Could any sociologists/psychologists answer the following?:
When attempting to move into a leadership position within the a group (not forming another group and becoming it’s leader), will an organism (most likely human) do better by taking a follower’s position and thus imitating the leader and submitting to them, or will they do better by acting as a leader themself?
I believe it is possible to act as a follower and slowly move into the leadership position by the process of the group members accepting you, but I’m not sure. If anyone could think of examples or reasons to support either theory, I would be grateful.
That’s a bit to vague to answer. Different types of groups have different succession rules, and there are different types of leadership. I seem to recall Max Weber distinguished between bureaucratic leadership and charismatic leadership, for example. It would seem that your first strategy would be best to achieve the first, and the second to achieve the second. A shot in the dark on my part. Details?
According to Leadership theory - the latest stuff is all about being a follower and giving service. See Robert Greenleaf and Stephen Covey references, they are the ‘leaders’ in this area.
It really depends on what your goal is - if it is to take over the group and change it to what you want, you need to get the group following you first and the best way to do this is by being a follower too. You also need to help them develop themselves etc.
However, if your ultimate goal is at odds with the group members values, it will be difficult to get them to accept you.
I couldn’t provide any specific details as I wasn’t thinking of any particular situation. I was more or less just interested in that topic. I somewhat enjoy sociology, but won’t have much of a chance to study it because I’ve got a couple other subjects that I’m getting into.
I guess I was thinking more along the lines of a loose social group of friends that just “hangs out” together without any formal structure. It seems to me that in these types of groups at least one person comes to the head of it. That person usually seems like a natural born leader type.
Your thread title started me thinking about corporate/military leadership first, and then political leadership. There’s a dynamic hierarchy that operates there.
But your second post, though, has me thinking of voluntary social groupings where there is a leader, possibly but not always, a lieutenant, and pecking ordered followers, as well as those I’ve been party to where, for the sake of group cohesion or continuity, multiple leaders manage to exist.
Bare in mind that there may be some differences between ‘managing’ and ‘leading’. Where these differences are discussed, the concepts of transformational and transactional are seen as the major differences but how you go about achieving these and who the person is who does this, may be the somewhat similar.
It seems the number of leaders in a voluntary social grouping depends on the number of people who require coordination/cohesion/coninuity. I think it also depends on the “strength” of the leader, where strength does not necessarily mean ability to lead but the weight that (s)he holds as far as directing the group. I guess now, the more I think about it, it really varies with group size, the personality of the group as a whole, the personality of the group members, and the personality of the leader. So I guess in retrospect it was a rather vague and almost pointless question. Though I would be happy if it caused some more discussion on this topic.

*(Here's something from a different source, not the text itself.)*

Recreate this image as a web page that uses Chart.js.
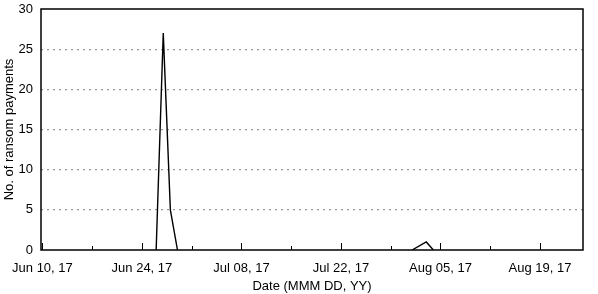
<!DOCTYPE html>
<html>
<head>
<meta charset="utf-8">
<script src="https://cdn.jsdelivr.net/npm/chart.js@4"></script>
<style>
  body { margin: 0; background: #fff; }
</style>
</head>
<body>
<canvas id="chart" width="598" height="294"></canvas>
<script>
// days with recorded payments (null = no data, leaves a gap)
var dates = ['2017-06-26', '2017-06-27', '2017-06-28', '2017-06-29', '2017-07-15', '2017-08-01', '2017-08-03', '2017-08-04'];
var payments = [0, 27, 5, 0, null, 0, 1, 0];

var startDate = '2017-06-10';
var tickDays = [0, 7, 14, 21, 28, 35, 42, 49, 56, 63, 70];
var tickLabels = ['Jun 10, 17', 'Jun 24, 17', 'Jul 08, 17', 'Jul 22, 17', 'Aug 05, 17', 'Aug 19, 17'];
var yTicks = [0, 5, 10, 15, 20, 25, 30];

function dayOf(d) {
    return (Date.parse(d) - Date.parse(startDate)) / 86400000;
}

var points = dates.map(function (d, i) {
    return { x: dayOf(d), y: payments[i] };
});

var font = { family: '"Liberation Sans", Arial, sans-serif', size: 13 };

// inward tick marks on the x axis + frame around the plot
var frame = {
    id: 'frame',
    afterDraw: function (chart) {
        var c = chart.ctx, a = chart.chartArea, x = chart.scales.x;
        c.save();
        c.strokeStyle = '#000';
        c.lineWidth = 1;
        x.ticks.forEach(function (t, i) {
            var px = Math.round(x.getPixelForValue(t.value)) + 0.5;
            var len = (i % 2 == 0) ? 7 : 4;
            c.beginPath();
            c.moveTo(px, a.bottom);
            c.lineTo(px, a.bottom - len);
            c.stroke();
        });
        c.lineWidth = 1.5;
        c.strokeRect(a.left, a.top, a.right - a.left, a.bottom - a.top);
        c.restore();
    }
};

var ctx = document.getElementById('chart').getContext('2d');
var chart = new Chart(ctx, {
    type: 'line',
    data: {
        datasets: [{
            label: 'Ransom payments',
            data: points,
            borderColor: '#000',
            borderWidth: 1.4,
            pointRadius: 0,
            tension: 0,
            spanGaps: false
        }]
    },
    options: {
        responsive: false,
        animation: false,
        layout: { padding: { top: 9, right: 15, left: 0, bottom: 0 } },
        plugins: {
            legend: { display: false },
            tooltip: { enabled: false }
        },
        scales: {
            x: {
                type: 'linear',
                min: -0.2,
                max: 76.05,
                afterBuildTicks: function (scale) {
                    scale.ticks = tickDays.map(function (v) { return { value: v }; });
                },
                afterFit: function (scale) {
                    scale.height = 44;
                    scale.paddingLeft = 0;
                    scale.paddingRight = 0;
                },
                grid: { display: false },
                border: { display: false },
                ticks: {
                    autoSkip: false,
                    maxRotation: 0,
                    padding: 3,
                    color: '#000',
                    font: font,
                    callback: function (v, i) {
                        return i % 2 == 0 ? tickLabels[i / 2] : '';
                    }
                },
                title: {
                    display: true,
                    text: 'Date (MMM DD, YY)',
                    color: '#000',
                    font: font,
                    padding: { top: 2, bottom: 0 }
                }
            },
            y: {
                min: 0,
                max: 30,
                afterBuildTicks: function (scale) {
                    scale.ticks = yTicks.map(function (v) { return { value: v }; });
                },
                afterFit: function (scale) {
                    scale.width = 41;
                    scale.paddingTop = 0;
                    scale.paddingBottom = 0;
                },
                grid: {
                    drawTicks: false,
                    lineWidth: 1.2,
                    color: function (c) {
                        return (c.tick && (c.tick.value == 0 || c.tick.value == 30)) ? 'rgba(0,0,0,0)' : '#999';
                    }
                },
                border: { display: false, dash: [2, 4] },
                ticks: {
                    padding: 8,
                    color: '#000',
                    font: font
                },
                title: {
                    display: true,
                    text: 'No. of ransom payments',
                    color: '#000',
                    font: font,
                    padding: { top: 2, bottom: 2 }
                }
            }
        }
    },
    plugins: [frame]
});
</script>
</body>
</html>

Well, if it’s a small voluntary group that just hangs together, I can’t see the issue of leadership coming up. That’s not really a group, since it has no boundaries and will change all the time. There may be, at some point, a dominant force, but I don’t think the form allows for leadership, let alone succession.
Depends also on whether the “position” if a formal one or if instead you mean “positioning oneself so as to exhibit the quality of leadership”.
For the latter, a mixture of charisma, being a good listener, having a gift for summarizing positions in simple form and recognizing differences and ways of reconciling them, and otherwise conveying to the group a sense that most of your actions embody what they want will get you there nicely. For the former, it can be those things or it can be seniority, or a gift for formulating loose ties of minor indebtedness and building up subgroup loyalties, or a dagger placed between the ribs of the current reigning chieftain, depending on the political structure and atmosphere.
The process that leads to someone becoming the guy to whose house the rest of us go to party and around whom the party life revolves is not necessarily akin to the process that leads to someone becoming head of the accounting department or senior patrol leader of the Boy Scout troup.